Le détatouage laser connaît un essor rapide en France. Néanmoins, l’activité ne fait pas l’objet d’une réglementation spécifique dans le code de la santé publique. Les centres pullulent, laissant parfois des non-médecins réaliser une prestation en principe réservée au corps médical. Décryptage.
Les pratiques de détatouage détruisent les pigments stockés dans le derme. Cela quel que soit le moyen utilisé (laser, produit chimique, grattage ou injection). Si les pratiques de détatouage impliquent une atteinte aux tissus cutanés, la réglementation encadrant cette activité reste reste sujette à interprétation.
L’ activité de détatouage en tant que telle ne fait pas l’objet d’une réglementation spécifique dans le code de la santé publique. Toutefois, le site internet du ministère de la Santé détaille que l’utilisation du laser pour le détatouage est un monopole médical « seuls les médecins peuvent utiliser des lasers pour le détatouage ».
L’arrêté du 6 janvier 1962 fixe en effet la liste des actes médicaux ne pouvant être pratiqués uniquement par des médecins. En 2015, lors d’une question au gouvernement, Marisol Touraine ministre de la Santé a confirmé que l’activité de détatouage relève justement de cet arrêté.
Le cas de l’épilation laser
L’arrêté de 1962 réservait la pratique de l’épilation laser aux médecins. En 2019, une décision du ministre des Solidarités a souhaité maintenir cette disposition. Mais quelques mois plus tard, le Conseil d’État annule la décision. Réserver cette pratique aux médecins violait la liberté de prestation de services prévue par le droit européen.
Le Conseil d’État a alors enjoint les autorités compétentes d’abroger, dans un délai raisonnable, les dispositions du 5° de l’article 2 de l’arrêté du 6 janvier 1962. Quatre ans de flou juridique s’écoulent avant qu’un décret ne soit adopté le 24 mai 2024. Ce dernier met fin au monopole médical sur l’épilation au laser. Les infirmières et esthéticiennes peuvent donc l’utiliser sur leurs patients conformément à la législation. Pour Guylène Nicolas, professeure de Droit Public à Aix-Marseille Université. « Certes, l’épilation n’a rien à voir avec le détatouage, mais ce texte prouve qu’il peut y avoir une évolution de l’utilisation du laser à visée non médicale ».
Certains cabinets délèguent le détatouage à des infirmières, avec un médecin en visio
Si le cas du laser pour l’épilation est enfin clos, la question reste entière s’agissant du détatouage.
Dans la plupart des cabinets, la pratique est effectuée par un médecin.
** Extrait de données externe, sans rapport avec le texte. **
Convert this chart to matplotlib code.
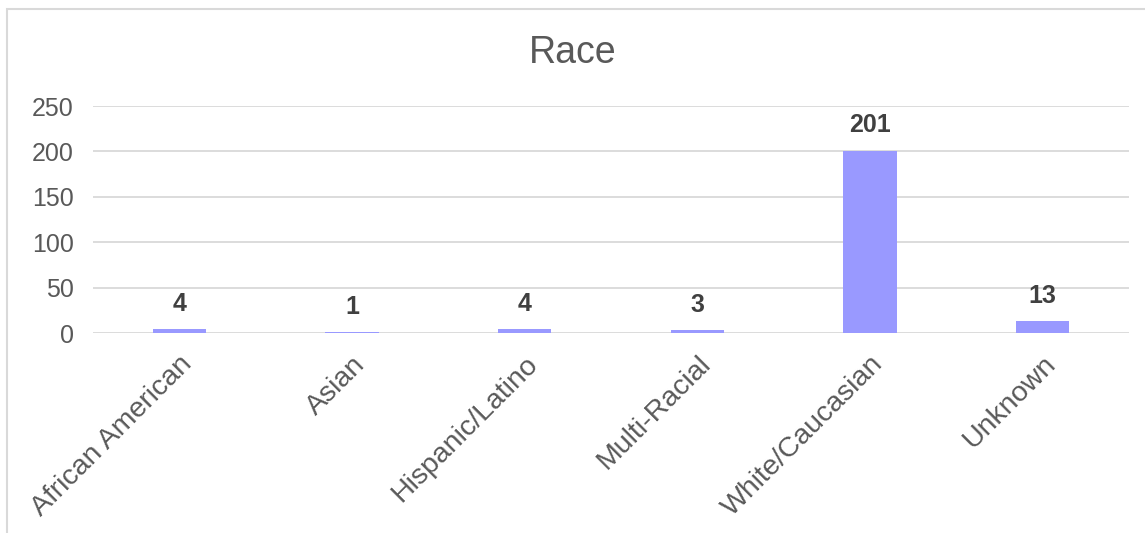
import numpy as np
from matplotlib import pyplot as plt
from matplotlib.patches import Rectangle

categories = ["African American", "Asian", "Hispanic/Latino", "Multi-Racial", "White/Caucasian", "Unknown"]
counts = [4, 1, 4, 3, 201, 13]
y_ticks = [0, 50, 100, 150, 200, 250]

plt.rcParams['font.family'] = ['Liberation Sans', 'DejaVu Sans']

fig = plt.figure(figsize=(11.45, 5.33), dpi=100)
ax = fig.add_axes([0.0812, 0.3752, 0.9048, 0.4259])

x = np.arange(len(categories))
ax.bar(x, counts, width=0.31, color='#9999FF', zorder=3)

for xi, v in zip(x, counts):
    ax.annotate(str(v), (xi, v), xytext=(0, 13), textcoords='offset points',
                ha='center', va='baseline', fontsize=18, fontweight='bold', color='#404040')

ax.set_xlim(-0.5, len(categories) - 0.5)
ax.set_ylim(0, 250)
ax.set_yticks(y_ticks)
ax.yaxis.grid(True, color='#d9d9d9', linewidth=1.3, zorder=0)
ax.set_axisbelow(True)
for s in ax.spines.values():
    s.set_visible(False)

ax.tick_params(axis='y', length=0, labelsize=18, labelcolor='#595959', pad=14)
ax.set_xticks(x)
ax.set_xticklabels(categories, rotation=45, ha='right', rotation_mode='anchor')
ax.tick_params(axis='x', length=0, labelsize=20.5, labelcolor='#595959', pad=13)

fig.text(0.5, 0.9, "Race", ha='center', va='center', fontsize=27, color='#595959')

# chart frame
fig.patches.append(Rectangle((7 / 1145, -0.5), 2, 1.5 - 9 / 533, transform=fig.transFigure,
                             fill=False, edgecolor='#d9d9d9', linewidth=1.5))

plt.savefig("out.png")
plt.close()
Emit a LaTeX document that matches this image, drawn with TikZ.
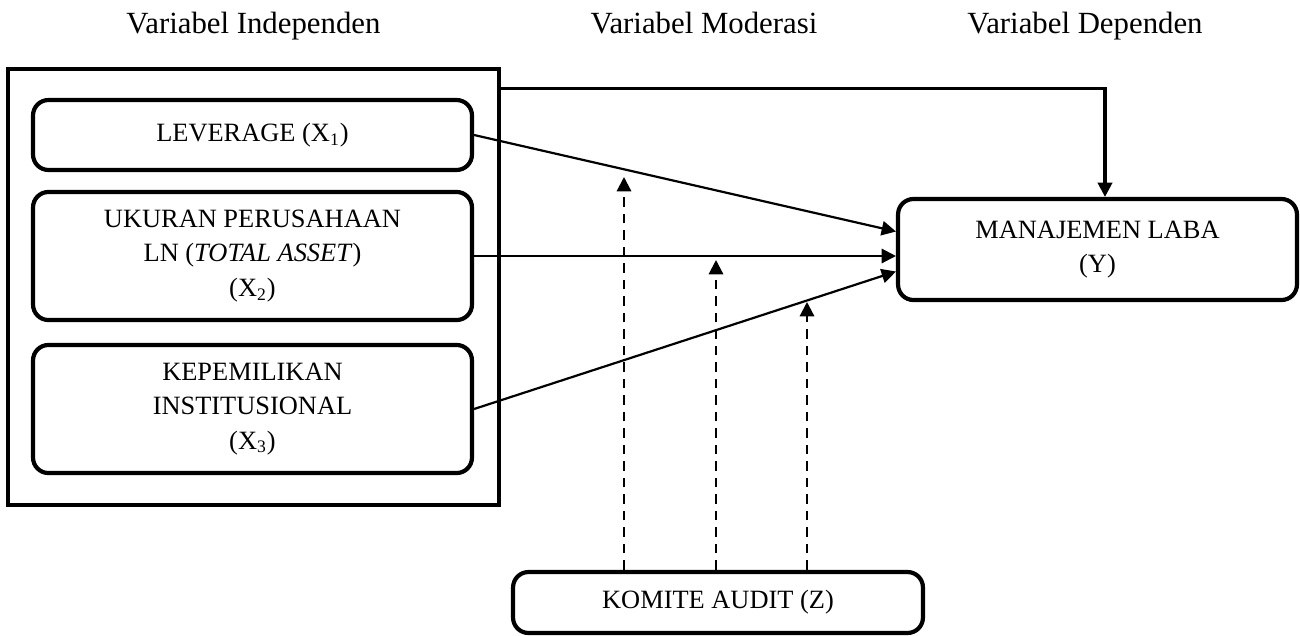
\documentclass[tikz,border=0pt]{standalone}
\usepackage{fontspec}
\setmainfont{Liberation Serif}
\usetikzlibrary{arrows.meta,calc,positioning}

\begin{document}
\begin{tikzpicture}[x=0.4545pt,y=-0.4545pt,
                    every node/.style={font=\fontsize{12}{15.5}\selectfont},
                    head/.style={font=\fontsize{14}{17}\selectfont,anchor=base},
                    var box/.style={draw,rounded corners=7pt,line width=1.9pt,align=center,inner sep=0pt},
                    link/.style={line width=1pt,-{Triangle[length=6.5pt,width=6.5pt]}},
                    moderate/.style={link,dash pattern=on 4.5pt off 3pt}]

    \useasboundingbox (0,0) rectangle (1300,635);

    % Define headings
    \node[head] (hindep) at (253.5,33) {Variabel Independen};
    \node[head] (hmod) at (704,33) {Variabel Moderasi};
    \node[head] (hdep) at (1085,33) {Variabel Dependen};

    % Define vertices
    \node[draw,line width=1.5pt,inner sep=0pt,minimum width=223.2pt,minimum height=198.2pt] (indep) at (253.5,287) {};
    \node[var box,minimum width=199.5pt,minimum height=31.8pt] (X1) at (252.5,135) {LEVERAGE (X\textsubscript{1})};
    \node[var box,minimum width=199.5pt,minimum height=58.2pt] (X2) at (252.5,256) {UKURAN PERUSAHAAN\\LN (\textit{TOTAL ASSET})\\(X\textsubscript{2})};
    \node[var box,minimum width=199.5pt,minimum height=58.2pt] (X3) at (252.5,409) {KEPEMILIKAN\\INSTITUSIONAL\\(X\textsubscript{3})};
    \node[var box,minimum width=181.3pt,minimum height=45.9pt] (Y) at (1097.5,249.5) {MANAJEMEN LABA\\(Y)};
    \node[var box,minimum width=186.3pt,minimum height=27.7pt] (Z) at (718,602.5) {KOMITE AUDIT (Z)};

    % Moderation targets
    \coordinate (m1) at (624,177);
    \coordinate (m2) at (716,260);
    \coordinate (m3) at (807,302);

    % Define edges
    \draw[link,line width=1.4pt] ($(indep.north east)+(0,21)$) -| ($(Y.north)+(7.5,0)$);
    \draw[link] (X1.east) -- ($(Y.west)+(0,-18)$);
    \draw[link] (X2.east) -- (X2.east -| Y.west);
    \draw[link] (X3.east) -- ($(Y.west)+(0,22)$);
    \draw[moderate] (m1 |- Z.north) -- (m1);
    \draw[moderate] (m2 |- Z.north) -- (m2);
    \draw[moderate] (m3 |- Z.north) -- (m3);

\end{tikzpicture}
\end{document}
Néanmoins, certaines filiales laissent la main à des infirmières. Un rendez-vous préalable est pris sur Doctolib, et une consultation par un médecin en visioconférence est obligatoire. Le centre d’esthétique utilise parfois une IA pour analyser le tatouage, son état et le nombre de séances nécessaires. Pour un petit tatouage sur le doigt, la séance est à 29 euros.
Pour Gaëtan Maziani, infirmier et président de l’association étudiante des Juristes en droit de la Santé d’Aix-Marseille, plusieurs questions se posent. Tout d’abord : le patient est-il informé convenablement par le médecin ? Ensuite : son consentement libre et éclairé est-il assuré ? Et enfin : comment le médecin peut-il encadrer les actes médicaux et surveiller le bon usage des appareils ainsi que les éventuels effets indésirables s’il n’est pas présent sur place ? Tant d’interrogations restent en suspens.
L’ arrêté du 30 janvier 1974 relatif à la réglementation concernant les lasers à usage médical prévoit bel et bien dans son article 2 que ce sont « des appareils devant être utilisés par un médecin ou sous sa responsabilité ». Guylène Nicolas, ajoute : « Beaucoup d’actes infirmiers peuvent être faits sous contrôle d’un médecin. À ma connaissance, il n’est toutefois pas prévu que ce contrôle se fasse à distance ». « Au vu de ces quelques éléments, je conclurais assez facilement que la pratique est illégale… ! » conclut la professeure de droit public.
Les infirmières prennent donc un risque en pratiquant le détatouage. Pourtant, jusqu’à présent, aucune ou très peu d’entre elles n’ont été sanctionnées. Cette tolérance de fait laisse entrevoir qu’une évolution législative pourrait un jour autoriser cette pratique aux non-médecins. Mais tant que la réglementation reste en suspens, le détatouage peine à faire disparaître son propre flou légal.